## Provided material
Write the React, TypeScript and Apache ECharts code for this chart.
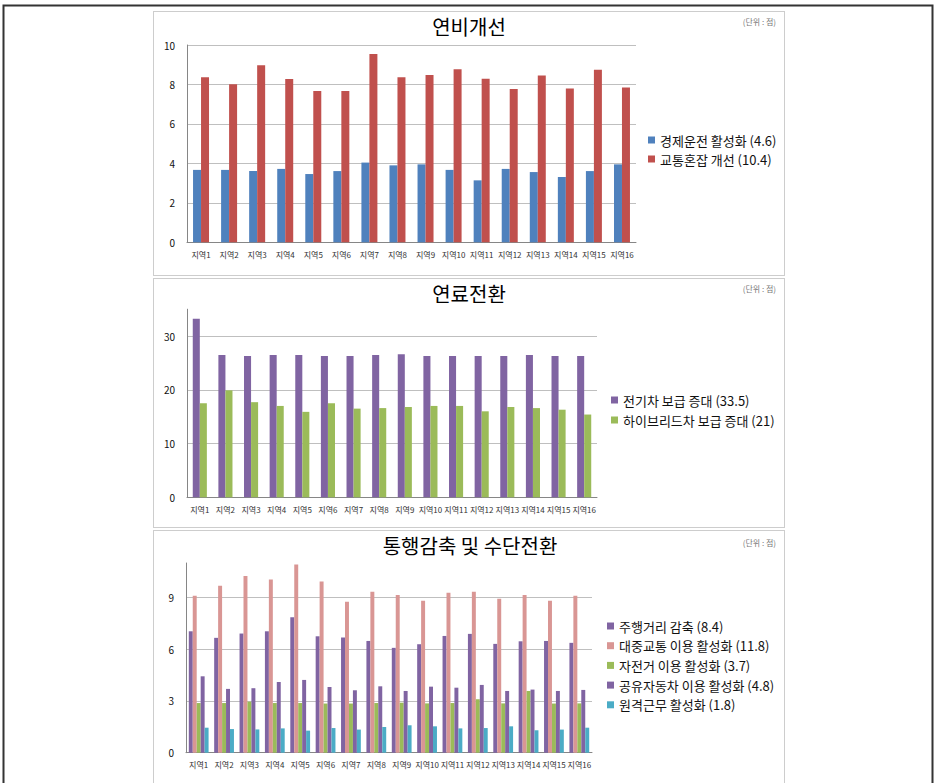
import React, { useEffect, useRef } from 'react';
import * as echarts from 'echarts';

const regions = ['지역1', '지역2', '지역3', '지역4', '지역5', '지역6', '지역7', '지역8', '지역9', '지역10', '지역11', '지역12', '지역13', '지역14', '지역15', '지역16'];

// Panel 1: 연비개선
const p1Title = '연비개선';
const p1Names = ['경제운전 활성화 (4.6)', '교통혼잡 개선 (10.4)'];
const ecoDriving = [3.67, 3.67, 3.61, 3.72, 3.46, 3.61, 4.04, 3.90, 3.95, 3.67, 3.14, 3.72, 3.56, 3.31, 3.61, 3.95];
const congestion = [8.36, 8.01, 8.97, 8.28, 7.67, 7.67, 9.54, 8.36, 8.48, 8.77, 8.29, 7.77, 8.45, 7.80, 8.75, 7.85];

// Panel 2: 연료전환
const p2Title = '연료전환';
const p2Names = ['전기차 보급 증대 (33.5)', '하이브리드차 보급 증대 (21)'];
const electric = [33.2, 26.5, 26.3, 26.5, 26.5, 26.3, 26.3, 26.5, 26.6, 26.3, 26.3, 26.3, 26.3, 26.5, 26.3, 26.3];
const hybrid = [17.5, 19.9, 17.7, 17.0, 15.9, 17.5, 16.5, 16.6, 16.8, 17.0, 17.0, 16.0, 16.8, 16.6, 16.3, 15.4];

// Panel 3: 통행감축 및 수단전환
const p3Title = '통행감축 및 수단전환';
const p3Names = ['주행거리 감축 (8.4)', '대중교통 이용 활성화 (11.8)', '자전거 이용 활성화 (3.7)', '공유자동차 이용 활성화 (4.8)', '원격근무 활성화 (1.8)'];
const distance = [7.04, 6.66, 6.91, 7.04, 7.86, 6.75, 6.68, 6.48, 6.08, 6.29, 6.77, 6.89, 6.31, 6.46, 6.48, 6.37];
const transit = [9.10, 9.68, 10.24, 10.04, 10.92, 9.93, 8.75, 9.33, 9.15, 8.81, 9.27, 9.33, 8.92, 9.15, 8.81, 9.10];
const bicycle = [2.88, 2.88, 2.96, 2.88, 2.88, 2.85, 2.85, 2.88, 2.90, 2.86, 2.88, 3.10, 2.86, 3.58, 2.85, 2.86];
const carShare = [4.43, 3.70, 3.74, 4.10, 4.22, 3.81, 3.62, 3.85, 3.58, 3.83, 3.77, 3.93, 3.58, 3.66, 3.58, 3.64];
const remote = [1.45, 1.37, 1.35, 1.41, 1.28, 1.43, 1.34, 1.49, 1.59, 1.53, 1.41, 1.43, 1.53, 1.30, 1.34, 1.45];

const unitText = '(단위 : 점)';

const FONT = '"Noto Sans CJK KR", "Noto Sans", sans-serif';

const C_BLUE = '#4F81BD';
const C_RED = '#C0504D';
const C_PURPLE = '#8064A2';
const C_GREEN = '#9BBB59';
const C_PINK = '#D99694';
const C_CYAN = '#4BACC6';

function App() {
  const ref = useRef<HTMLDivElement>(null);

  useEffect(() => {
    if (!ref.current) return;
    const chart = echarts.init(ref.current, null, { renderer: 'svg' });

    const grids = [
      { left: 187, top: 45, width: 449, height: 197.3 },
      { left: 187, top: 309.2, width: 410, height: 188.1 },
      { left: 186, top: 563, width: 406, height: 189.7 },
    ];

    const xAxisBase = (gi: number) => ({
      type: 'category',
      gridIndex: gi,
      data: regions,
      axisLine: { show: true, lineStyle: { color: '#868686', width: 1 } },
      axisTick: { show: false },
      axisLabel: { interval: 0, fontSize: 8, color: '#333', margin: 8, fontFamily: FONT },
      splitLine: { show: false },
    });

    const yAxisBase = (gi: number, max: number, interval: number, hideMax: boolean) => ({
      type: 'value',
      gridIndex: gi,
      min: 0,
      max,
      interval,
      axisLine: { show: true, lineStyle: { color: '#868686', width: 1 } },
      axisTick: { show: false },
      axisLabel: { fontSize: 10, color: '#111', margin: 12, fontFamily: FONT, showMaxLabel: !hideMax },
      splitLine: { show: true, showMaxLine: !hideMax, lineStyle: { color: '#bfbfbf', width: 1 } },
    });

    const bar = (name: string, data: number[], color: string, gi: number, gap: string) => ({
      type: 'bar',
      name,
      data,
      xAxisIndex: gi,
      yAxisIndex: gi,
      barGap: '0%',
      barCategoryGap: gap,
      itemStyle: { color },
      emphasis: { disabled: true },
    });

    const legendBase = (left: number, top: number, data: string[], gap: number) => ({
      orient: 'vertical',
      left,
      top,
      padding: 0,
      data,
      icon: 'rect',
      itemWidth: 7,
      itemHeight: 7,
      itemGap: gap,
      textStyle: { fontSize: 13, lineHeight: 14, color: '#111', fontFamily: FONT },
      selectedMode: false,
    });

    const titleText = (text: string, x: number, y: number) => ({
      type: 'text',
      x,
      y,
      style: { text, fontSize: 20, fill: '#000', fontFamily: FONT, textAlign: 'center', textVerticalAlign: 'middle' },
    });
    const unitLabel = (y: number) => ({
      type: 'text',
      x: 776,
      y,
      style: { text: unitText, fontSize: 8, fill: '#777', fontFamily: FONT, textAlign: 'right', textVerticalAlign: 'middle' },
    });
    const panelRect = (y: number, h: number) => ({
      type: 'rect',
      shape: { x: 153.5, y, width: 631, height: h },
      style: { fill: 'none', stroke: '#9a9a9a', lineWidth: 1, lineDash: [1, 1] },
      silent: true,
    });

    chart.setOption({
      animation: false,
      backgroundColor: '#fff',
      grid: grids,
      xAxis: [xAxisBase(0), xAxisBase(1), xAxisBase(2)],
      yAxis: [
        yAxisBase(0, 10, 2, false),
        yAxisBase(1, 35, 10, true),
        yAxisBase(2, 11, 3, true),
      ],
      legend: [
        legendBase(648, 133, p1Names, 5),
        legendBase(611, 393, p2Names, 6),
        legendBase(607, 619, p3Names, 5.7),
      ],
      series: [
        bar(p1Names[0], ecoDriving, C_BLUE, 0, '43%'),
        bar(p1Names[1], congestion, C_RED, 0, '43%'),
        bar(p2Names[0], electric, C_PURPLE, 1, '45%'),
        bar(p2Names[1], hybrid, C_GREEN, 1, '45%'),
        bar(p3Names[0], distance, C_PURPLE, 2, '22%'),
        bar(p3Names[1], transit, C_PINK, 2, '22%'),
        bar(p3Names[2], bicycle, C_GREEN, 2, '22%'),
        bar(p3Names[3], carShare, C_PURPLE, 2, '22%'),
        bar(p3Names[4], remote, C_CYAN, 2, '22%'),
      ],
      graphic: [
        {
          type: 'rect',
          shape: { x: 3.5, y: 5.5, width: 929, height: 800 },
          style: { fill: 'none', stroke: '#333', lineWidth: 2 },
          silent: true,
        },
        panelRect(11.5, 264),
        panelRect(278.5, 249),
        panelRect(530.5, 270),
        titleText(p1Title, 469, 26),
        titleText(p2Title, 469, 293),
        titleText(p3Title, 470, 545),
        unitLabel(21),
        unitLabel(288),
        unitLabel(542),
      ],
    });

    return () => {
      chart.dispose();
    };
  }, []);

  return (
    <div
      ref={ref}
      style={{ position: 'fixed', left: 0, top: 0, width: 935, height: 783, background: '#fff' }}
    />
  );
}

export default App;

## Exercise requirements
Work out the count of lines containing the word "React", then write only that count.

## Solution for this problem
2